New Study Provides Evidence that Minorities and Low-Income Communities are Disproportionately Impacted by Roadway Pollution, and Demonstrates a Better Approach to Determine Future Vehicle Pollution
A few years ago we in the NRDC LA Air and Environmental Justice team were lucky to have Professor Gregory Rowangould on staff as a Science Fellow. I learned a lot from him during that short period, and am very excited to share that a study he began during that time was published in December in Transportation Research Part D: Transport and the Environment. It is available to download for free until February 5, if you want to check it out here.
His study focuses on developing a refined method for understanding how particulate matter pollution from car and truck exhaust spreads from streets and highways. Computer modeling is used by regulatory agencies to project whether a region's plans to reduce air pollution are good enough, or in other words, whether the plans will really reduce the region's air pollution to meet national standards. Computer modeling is also used to determine whether a proposed project, like a proposal to expand a freeway, will increase pollution so much it will make the region violate national air standards. This kind of computer modeling analysis is really important, because it is often used by a government agency or a business that wants to move forward with a project to declare that their project is great, that it won't hurt air quality, and that it will help the region meet national standards. We need the modeling analysis to be as accurate as possible, so that the decision makers and the public truly understand what the impacts would be.

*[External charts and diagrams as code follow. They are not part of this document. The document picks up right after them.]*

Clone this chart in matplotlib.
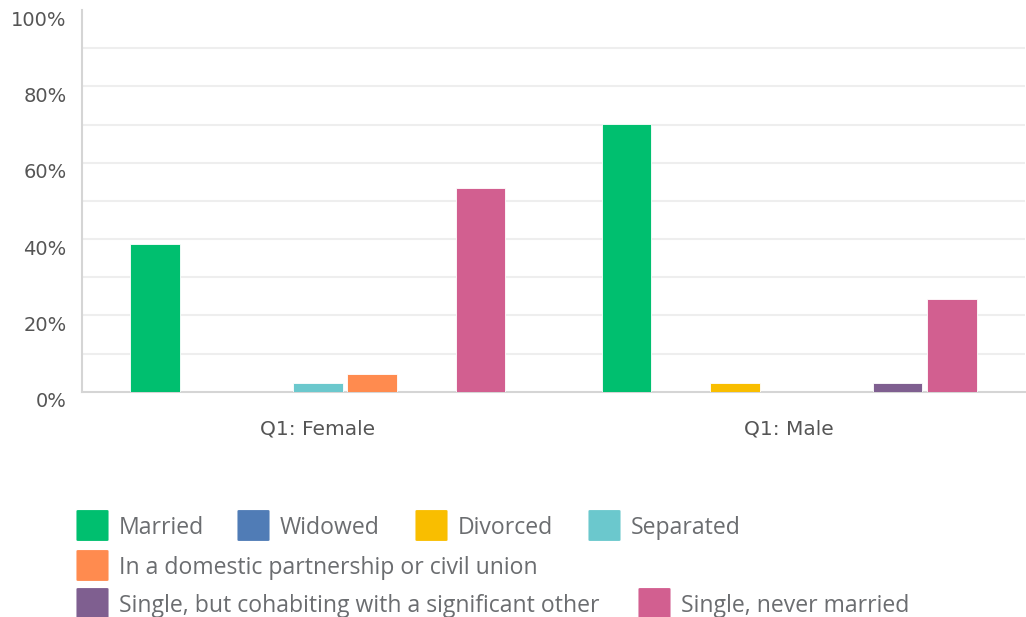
import matplotlib as mpl
mpl.use('Agg')
import matplotlib.pyplot as plt
from matplotlib.patches import FancyBboxPatch
from matplotlib.transforms import ScaledTranslation
import numpy as np

groups = ['Q1: Female', 'Q1: Male']
categories = ['Married', 'Widowed', 'Divorced', 'Separated',
              'In a domestic partnership or civil union',
              'Single, but cohabiting with a significant other',
              'Single, never married']
female = [38.8, 0, 0, 2.2, 4.7, 0, 53.4]
male = [70.3, 0, 2.2, 0, 0, 2.2, 24.3]
colors = ['#00bf6f', '#507cb6', '#f9be00', '#6bc8cd', '#ff8b4f', '#7f5f90', '#d25f90']

W, H = 1026, 617
fig = plt.figure(figsize=(W / 100, H / 100), dpi=100)
plt.rcParams['font.family'] = ['DejaVu Sans']
ax = fig.add_axes([82 / W, 1 - 391.7 / H, (1025 - 82) / W, (391.7 - 10.2) / H])

x = np.arange(len(groups))
slot = 0.115
bw = 0.105
for i, cat in enumerate(categories):
    vals = [female[i], male[i]]
    ax.bar(x + (i - 3) * slot, vals, width=bw, color=colors[i],
           edgecolor='white', linewidth=0.6, zorder=3)

ax.set_xlim(-0.5, 1.5)
ax.set_ylim(0, 100)
ax.set_xticks(x)
ax.set_xticklabels(groups, fontsize=14.5, color='#555555')
yt = list(range(0, 101, 10))
ax.set_yticks(yt)
ax.set_yticklabels([f'{v}%' if v % 20 == 0 else '' for v in yt], fontsize=14, color='#555555')
ax.tick_params(axis='both', length=0)
ax.tick_params(axis='y', pad=11)
ax.tick_params(axis='x', pad=20)
for lab in ax.get_yticklabels():
    lab.set_transform(lab.get_transform() + ScaledTranslation(0, -8 / 100, fig.dpi_scale_trans))

ax.grid(axis='y', color='#eeeeee', linewidth=1.5, zorder=0)
gl = ax.get_ygridlines()
gl[0].set_visible(False)
gl[-1].set_visible(False)
for s in ['top', 'right']:
    ax.spines[s].set_visible(False)
for s in ['left', 'bottom']:
    ax.spines[s].set_color('#d5d5d5')
    ax.spines[s].set_linewidth(1.5)

# legend drawn by hand, flow layout as in the reference
legend_pos = [(78, 525), (239, 525), (417, 525), (590, 525),
              (78, 565), (78, 603), (640, 603)]
for (px, py), cat, c in zip(legend_pos, categories, colors):
    p = FancyBboxPatch((px / W, 1 - (py + 15) / H), 29 / W, 29 / H,
                       boxstyle='round,pad=0.0015', transform=fig.transFigure,
                       facecolor=c, edgecolor='none')
    fig.patches.append(p)
    fig.text((px + 41) / W, 1 - (py + 3) / H, cat, fontsize=16.6,
             color='#6b6d70', va='center', ha='left', family='Open Sans')

fig.savefig('out.png', dpi=100, facecolor='white')
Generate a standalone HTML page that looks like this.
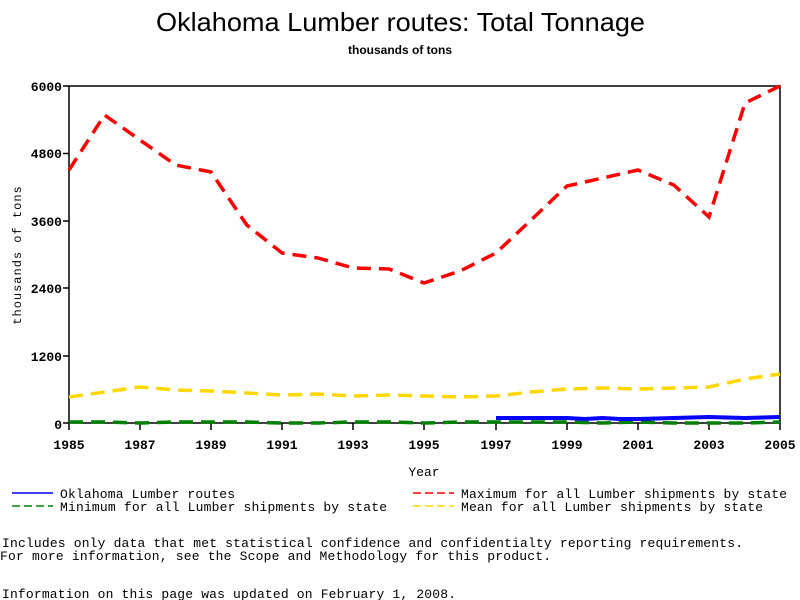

Further, this computer modeling analysis is usually only done when a particular project is being proposed; the modeling is used to study what the impacts would be from that particular project. But at that point, everyone is already rallying behind the project, such as a city, businesses, the lead agency, etc. If we want to really understand the existing air pollution problem, and figure out what are the best ways to fix it, we need to do computer modeling way before a particular project is proposed.
Currently, as Professor Rowangould observed, where there isn't a project being proposed, there is often no modeling being performed at all to understand the air pollution that exists in neighborhoods from existing highways. So he developed a new method that can perform the kind of detailed computer modeling that is done for proposed projects at a much larger scale. This required some computational innovations that are far beyond my computer science skills. The key is that this can be done to better understand existing air pollution problems, and the results can be used to figure out what the best solutions are to fixing those problems.
In his study, he looked at particulate matter that is less than 2.5 microns in size, known as PM2.5, across all of Los Angeles County. Using traffic data from 2003, he looked at the over 9,500 miles of major roadways in LA County. But he didn't stop there. He overlaid the results on top of Census population and median household income data, to see how pollution levels differed for the different communities across LA--based on race and income. His findings are consistent with what we in the environmental justice movement know to be true: low income and minority residents are disproportionately located in areas near high volume roads or where mobile source air pollution emissions are higher.
Importantly, Professor Rowangould's study demonstrated a better way to do air pollution modeling. This approach can be used by transportation planners nationwide to better understand our existing air pollution problems, identify better solutions, and rule out bad projects early on, way before a lot of money has been spent on expensive designs and analyses.